Sen. Kent Conrad, D-N.D., one of the senators involved in the separate, "gang of six" deficit reduction plan, said of the House GOP plan, "I don't think I have ever seen a piece of legislation more unprofessionally constructed than the legislation before us."

Sen. Patrick Leahy, D-Vt., called it "an afront to Constitution."

On the House side, Republicans emphasized that at least they have a plan.

"We've sent a budget. We've sent jobs bills over to the Senate. We have passed a bill that deals with the [debt ceiling]," House Majority Leader Eric Cantor said. "What has the Senate done? When is Harry Reid going to put forward his ideas?"

Reid noted that Congress has just 11 days to raise the legal limit the U.S. is allowed to borrow. Economists have warned that if the debt ceiling isn't raised by Aug. 2, the U.S. would risk catastrophic economic consequences, such as allowing the government to default on its loans.

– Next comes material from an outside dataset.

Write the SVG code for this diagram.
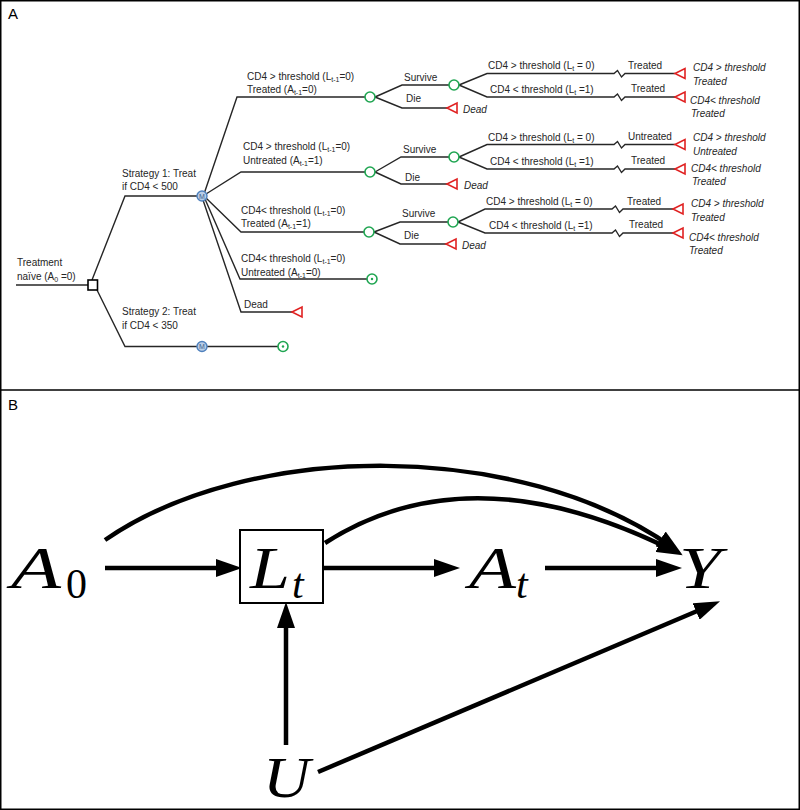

The Senate leader referenced the reported negotiations between President Obama and Boehner. He said the Senate would wait for Boehner to present to Congress the outcome of those negotiations. "I wish them well," he said.

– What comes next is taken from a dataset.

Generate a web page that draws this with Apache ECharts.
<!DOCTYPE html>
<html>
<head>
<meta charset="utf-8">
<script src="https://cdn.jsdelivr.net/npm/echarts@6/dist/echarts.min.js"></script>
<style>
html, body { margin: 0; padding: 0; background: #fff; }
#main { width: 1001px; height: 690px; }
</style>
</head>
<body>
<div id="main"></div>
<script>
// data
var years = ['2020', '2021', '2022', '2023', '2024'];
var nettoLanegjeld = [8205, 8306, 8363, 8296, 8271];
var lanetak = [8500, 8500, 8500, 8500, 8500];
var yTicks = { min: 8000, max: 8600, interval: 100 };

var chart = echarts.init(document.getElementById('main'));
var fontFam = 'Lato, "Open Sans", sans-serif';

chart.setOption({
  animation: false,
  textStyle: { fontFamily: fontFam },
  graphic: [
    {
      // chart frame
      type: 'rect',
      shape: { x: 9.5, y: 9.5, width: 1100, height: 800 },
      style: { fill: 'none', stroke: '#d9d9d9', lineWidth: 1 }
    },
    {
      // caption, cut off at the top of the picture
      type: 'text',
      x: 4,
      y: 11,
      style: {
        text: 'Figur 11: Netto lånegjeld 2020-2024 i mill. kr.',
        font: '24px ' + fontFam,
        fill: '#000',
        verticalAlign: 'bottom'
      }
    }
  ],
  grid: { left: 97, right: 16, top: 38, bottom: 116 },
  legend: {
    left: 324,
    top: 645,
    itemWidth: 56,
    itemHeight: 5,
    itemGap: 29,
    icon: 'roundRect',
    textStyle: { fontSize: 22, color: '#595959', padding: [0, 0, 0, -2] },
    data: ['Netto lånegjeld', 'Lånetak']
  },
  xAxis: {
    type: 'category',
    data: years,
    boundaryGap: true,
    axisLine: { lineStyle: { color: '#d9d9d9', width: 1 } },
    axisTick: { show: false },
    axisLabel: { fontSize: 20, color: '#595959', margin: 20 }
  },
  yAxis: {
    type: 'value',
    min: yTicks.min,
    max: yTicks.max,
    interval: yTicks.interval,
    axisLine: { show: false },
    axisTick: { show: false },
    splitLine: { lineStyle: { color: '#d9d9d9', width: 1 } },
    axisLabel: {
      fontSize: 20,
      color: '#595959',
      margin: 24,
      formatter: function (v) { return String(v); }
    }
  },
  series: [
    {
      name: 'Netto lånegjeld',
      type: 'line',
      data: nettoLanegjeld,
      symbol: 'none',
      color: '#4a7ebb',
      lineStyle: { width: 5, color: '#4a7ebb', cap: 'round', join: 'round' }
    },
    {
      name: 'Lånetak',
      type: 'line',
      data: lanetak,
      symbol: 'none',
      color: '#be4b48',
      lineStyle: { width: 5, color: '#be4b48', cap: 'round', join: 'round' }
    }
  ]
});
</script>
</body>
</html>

Boehner today, as he did yesterday, emphatically denied there is any deal in the works. "There was no agreement publicly, privately... Frankly, [we're] not close to an agreement," he said.

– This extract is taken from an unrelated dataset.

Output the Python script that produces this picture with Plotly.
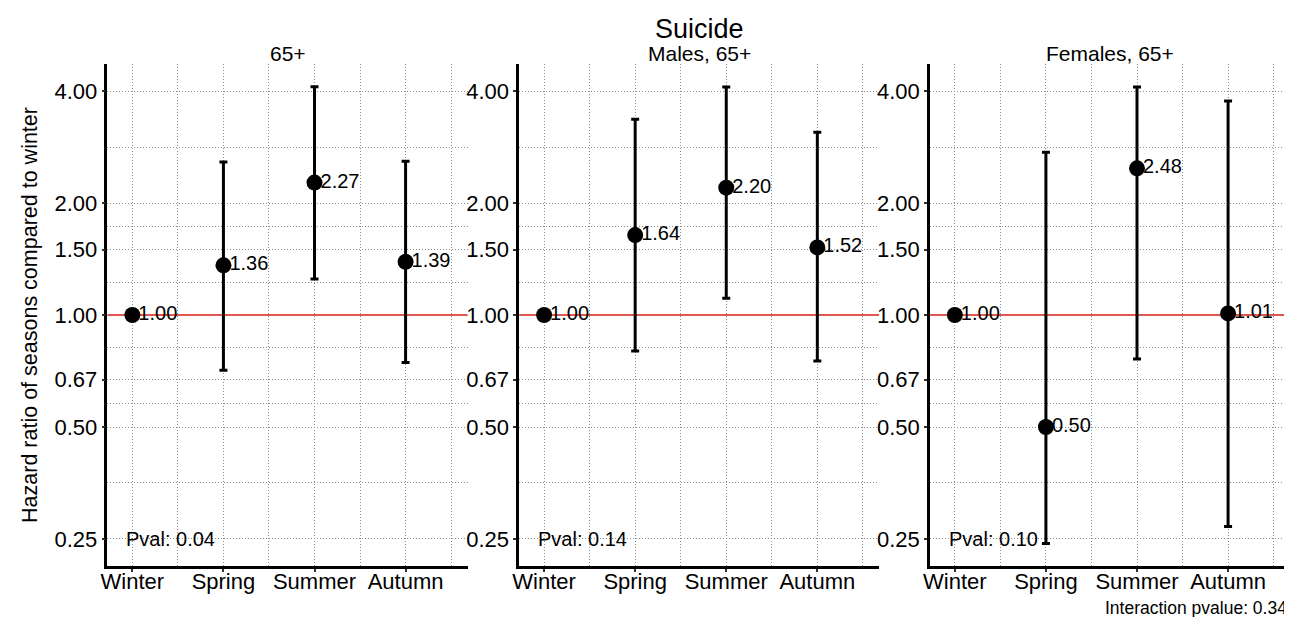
import numpy as np
import plotly.graph_objects as go

seasons = ["Winter", "Spring", "Summer", "Autumn"]
panel_titles = ["65+", "Males, 65+", "Females, 65+"]
pvals = ["Pval: 0.04", "Pval: 0.14", "Pval: 0.10"]

hr_all = [1.00, 1.36, 2.27, 1.39]
lo_all = [1.00, 0.71, 1.25, 0.745]
hi_all = [1.00, 2.58, 4.11, 2.59]

hr_m = [1.00, 1.64, 2.20, 1.52]
lo_m = [1.00, 0.80, 1.11, 0.752]
hi_m = [1.00, 3.36, 4.10, 3.10]

hr_f = [1.00, 0.50, 2.48, 1.01]
lo_f = [1.00, 0.243, 0.762, 0.27]
hi_f = [1.00, 2.74, 4.10, 3.76]

y_ticks = [0.25, 0.50, 0.67, 1.00, 1.50, 2.00, 4.00]
y_minor = [0.3536, 0.579, 0.8185, 1.2247, 1.7321, 2.8284]
x_range = [0.727, 4.68]
ref_value = 1.0

# page offset (body margin)
OX, OY = 8, 8
W, H = 1292 - OX, 617 - OY


def px(x):
    return min(1.0, max(0.0, (x - OX) / W))


def py(y):
    return min(1.0, max(0.0, (H - (y - OY)) / H))


panels = [(hr_all, lo_all, hi_all), (hr_m, lo_m, hi_m), (hr_f, lo_f, hi_f)]
x_px = [(101, 463), (515, 877), (928, 1290)]
y_top, y_bot = 64, 566

fig = go.Figure()
font_family = "Liberation Sans, Arial, sans-serif"
xs = [1, 2, 3, 4]
grid = dict(showgrid=True, gridcolor="#8c8c8c", griddash="1px,2px", gridwidth=1)
tick_style = dict(ticks="outside", ticklen=3, tickwidth=1.5, tickcolor="#333333")

for i, (hr, lo, hi) in enumerate(panels):
    sfx = "" if i == 0 else str(i + 1)
    fig.add_trace(go.Scatter(
        x=x_range, y=[ref_value, ref_value], mode="lines",
        line=dict(color="#e0574f", width=2), hoverinfo="skip",
        xaxis="x" + sfx, yaxis="y" + sfx, showlegend=False,
    ))
    fig.add_trace(go.Scatter(
        x=xs, y=hr, mode="markers",
        marker=dict(size=16, color="black"),
        error_y=dict(type="data", symmetric=False,
                     array=[h - v for h, v in zip(hi, hr)],
                     arrayminus=[v - l for v, l in zip(hr, lo)],
                     color="black", thickness=3, width=4),
        xaxis="x" + sfx, yaxis="y" + sfx, showlegend=False, cliponaxis=False,
    ))
    fig.add_trace(go.Scatter(
        x=xs, y=hr, mode="markers+text",
        marker=dict(size=8, color="rgba(0,0,0,0)"),
        text=[f"{v:.2f}" for v in hr], textposition="middle right",
        textfont=dict(size=20, color="black", family=font_family),
        xaxis="x" + sfx, yaxis="y" + sfx, showlegend=False, cliponaxis=False,
        hoverinfo="skip",
    ))
    x0, x1 = x_px[i]
    fig.layout["xaxis" + sfx] = dict(
        domain=[px(x0), px(x1)], range=x_range, anchor="y" + sfx,
        tickmode="array", tickvals=xs, ticktext=seasons,
        tickfont=dict(size=22, color="black", family=font_family),
        showline=True, linecolor="black", linewidth=2.5,
        minor=dict(tickvals=[1.5, 2.5, 3.5, 4.5], **grid),
        zeroline=False, ticklabelstandoff=-9, **tick_style, **grid,
    )
    fig.layout["yaxis" + sfx] = dict(
        domain=[py(y_bot), py(y_top)], anchor="x" + sfx,
        type="log", range=[np.log10(0.2115), np.log10(4.73)],
        tickmode="array", tickvals=y_ticks, ticktext=[f"{v:.2f}" for v in y_ticks],
        tickfont=dict(size=22, color="black", family=font_family),
        showline=True, linecolor="black", linewidth=2.5,
        minor=dict(tickvals=y_minor, **grid),
        zeroline=False, ticklabelstandoff=0, **tick_style, **grid,
    )
    fig.add_annotation(x=0.91, y=np.log10(0.25), xref="x" + sfx, yref="y" + sfx,
                       text=pvals[i], showarrow=False, xanchor="left", yanchor="middle",
                       font=dict(size=20, color="black", family=font_family))
    fig.add_annotation(x=px((x0 + x1) / 2), y=py(53), xref="paper", yref="paper",
                       text=panel_titles[i], showarrow=False, xanchor="center", yanchor="middle",
                       font=dict(size=21, color="black", family=font_family))

fig.add_annotation(x=px(696), y=py(29), xref="paper", yref="paper",
                   text="Suicide", showarrow=False, xanchor="center", yanchor="middle",
                   font=dict(size=27, color="black", family=font_family))
fig.add_annotation(x=px(23), y=py(315), xref="paper", yref="paper",
                   text="Hazard ratio of seasons compared to winter", textangle=-90,
                   showarrow=False, xanchor="center", yanchor="middle",
                   font=dict(size=21.5, color="black", family=font_family))
fig.add_annotation(x=px(1289), y=py(608), xref="paper", yref="paper",
                   text="Interaction pvalue: 0.34", showarrow=False,
                   xanchor="right", yanchor="middle",
                   font=dict(size=17.5, color="black", family=font_family))

fig.update_layout(width=W, height=H, margin=dict(l=0, r=0, t=0, b=0),
                  plot_bgcolor="white", paper_bgcolor="white",
                  font=dict(family=font_family, color="black"))
fig.write_html("out.html")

A congressional aide told CBS News yesterday that Mr. Obama indicated to Congress he was negotiating a deal with Boehner to cut $3 trillion from the deficit while making a promise to raise revenues in the future.

Boehner said today that he's been clear that any vote to raise the debt ceiling must be accompanied by serious spending cuts. "Whatever comes to the floor will meet that test," he said.

After the Senate tabled "cut, cap and balance," Boehner released a statement urging the Senate to "rethink their decision" and to immediately approve it.